Data-driven discovery of one-dimensional materials

By Holly Ober | Inside UCR |

 

Balandin and Bartels receive $1.12 million grant to discover new van der Waals materials

Alexander Balandin, a distinguished professor of electrical and computer engineering at UC Riverside and Ludwig Bartels, a professor of chemistry, have received a $1.12 million grant from the National Science Foundation (NSF) to conduct data-driven discovery, synthesis, and characterization of a unique new class of materials, referred to as one-dimensional van der Waals bonded solids. 

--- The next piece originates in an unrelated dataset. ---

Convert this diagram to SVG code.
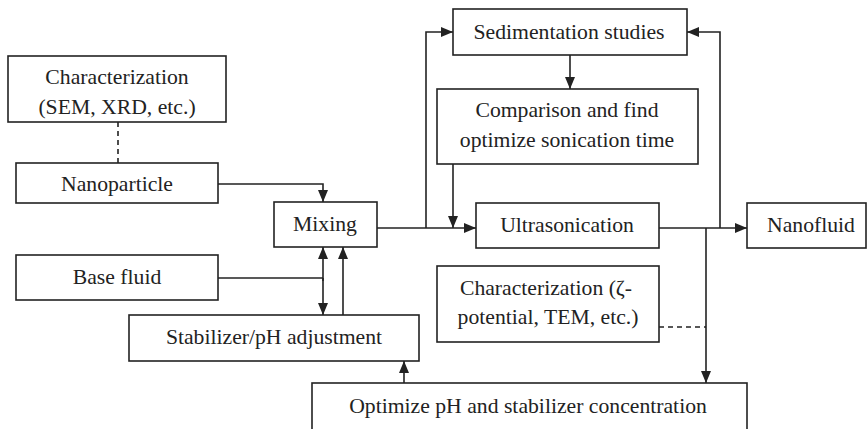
<svg xmlns="http://www.w3.org/2000/svg" width="867" height="429" viewBox="0 0 867 429">
<style>
.box{fill:#fff;stroke:#222;stroke-width:1.6}
.t{font-family:"Liberation Serif","Times New Roman",serif;font-size:21.7px;fill:#222;text-anchor:middle;dominant-baseline:central}
.c{fill:none;stroke:#222;stroke-width:1.6}
.a{marker-end:url(#ah)}
.d{stroke-dasharray:5,4}
</style>
<defs>
<marker id="ah" markerUnits="userSpaceOnUse" markerWidth="12" markerHeight="10" refX="12" refY="5" orient="auto-start-reverse">
<path d="M0,0 L12,5 L0,10 Z" fill="#222"/>
</marker>
</defs>
<rect width="867" height="429" fill="#fff"/>
<g id="connectors">
<path class="c d" d="M118,122 V163"/>
<path class="c a" d="M218,184 H323 V202"/>
<path class="c" d="M218,278 H323"/>
<path class="c a" d="M323,281 V247"/>
<path class="c a" d="M323,278 V315"/>
<path class="c a" d="M343,315 V247"/>
<path class="c a" d="M377,228 H476"/>
<path class="c a" d="M426,228 V32 H453"/>
<path class="c a" d="M570,55 V89"/>
<path class="c a" d="M453,164 V228"/>
<path class="c a" d="M659,228 H747"/>
<path class="c a" d="M720,228 V32 H687"/>
<path class="c a" d="M706,228 V383"/>
<path class="c d" d="M659,327 H706"/>
<path class="c a" d="M404,383 V361"/>
</g>
<g id="char1"><rect class="box" x="8" y="56" width="218" height="66"/><text class="t" x="117" y="77">Characterization</text><text class="t" x="117" y="107">(SEM, XRD, etc.)</text></g>
<g id="nanoparticle"><rect class="box" x="16" y="163" width="202" height="40"/><text class="t" x="117" y="184">Nanoparticle</text></g>
<g id="mixing"><rect class="box" x="274" y="202" width="103" height="45"/><text class="t" x="325" y="224">Mixing</text></g>
<g id="basefluid"><rect class="box" x="16" y="255" width="202" height="45"/><text class="t" x="117" y="277">Base fluid</text></g>
<g id="stabilizer"><rect class="box" x="129" y="315" width="290" height="46"/><text class="t" x="274" y="337">Stabilizer/pH adjustment</text></g>
<g id="sedimentation"><rect class="box" x="453" y="9" width="234" height="46"/><text class="t" x="569" y="32">Sedimentation studies</text></g>
<g id="comparison"><rect class="box" x="437" y="89" width="261" height="75"/><text class="t" x="567" y="110">Comparison and find</text><text class="t" x="567" y="140">optimize sonication time</text></g>
<g id="ultrasonication"><rect class="box" x="476" y="203" width="183" height="45"/><text class="t" x="567" y="225">Ultrasonication</text></g>
<g id="nanofluid"><rect class="box" x="747" y="203" width="119" height="45"/><text class="t" x="811" y="225">Nanofluid</text></g>
<g id="char2"><rect class="box" x="437" y="266" width="222" height="76"/><text class="t" x="546" y="288">Characterization (ζ-</text><text class="t" x="548" y="317">potential, TEM, etc.)</text></g>
<g id="optimize"><rect class="box" x="312" y="383" width="435" height="60"/><text class="t" x="528" y="406">Optimize pH and stabilizer concentration</text></g>
</svg>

Two-dimensional van der Waals materials such as graphene exhibit numerous exotic properties, such as the extremely high thermal conductivity of graphene, discovered at UC Riverside. Unlike two-dimensional layered materials, the one-dimensional layered materials have received relatively little research attention, until today. However, they are likely to exhibit many of the useful properties of their two-dimensional counterparts and offer even more variety in electrical and thermal characteristics. 

 

Ludwig Bartels on right and Alexander Balandin on left
Ludwig Bartels (left) and Alexander Balandin (right) in the Phonon Optimized Engineered Materials (POEM) Center at UC Riverside, 2019

The new NSF project will explore a recently discovered class of more than 400 materials that form one-dimensional van der Waals wires of bonded atoms surrounded by gaps, avoiding any unsaturated atoms at the wire perimeter. A combination of predictive computational techniques, chemical preparation, and physical characterization will be used to identify a spectrum of scientifically interesting and technologically relevant properties of these materials with a focus on electrical transport properties, mechanical response, and phase transformations. The project will address the unique properties of one-dimensional materials and their possible applications in future electronic, optoelectronic and spintronic devices. 

The interdisciplinary project involves collaboration with Evan Reed, an associate professor of materials science at Stanford University, who has a separate budget from NSF for this research. Reed previously cooperated with Balandin and Bartels to demonstrate extremely high electrical current densities and electromigration activation energies in one-dimensional van der Waals metallic nanowires. 

The Stanford group will provide computational support for the experimental activities conducted at UC Riverside. The nanofabrication required for investigation of one-dimensional van der Waals solids will be conducted in the Center for Nanoscale Science and Engineering (CNSE)–Nanofabrication Users’ Facility at UC Riverside.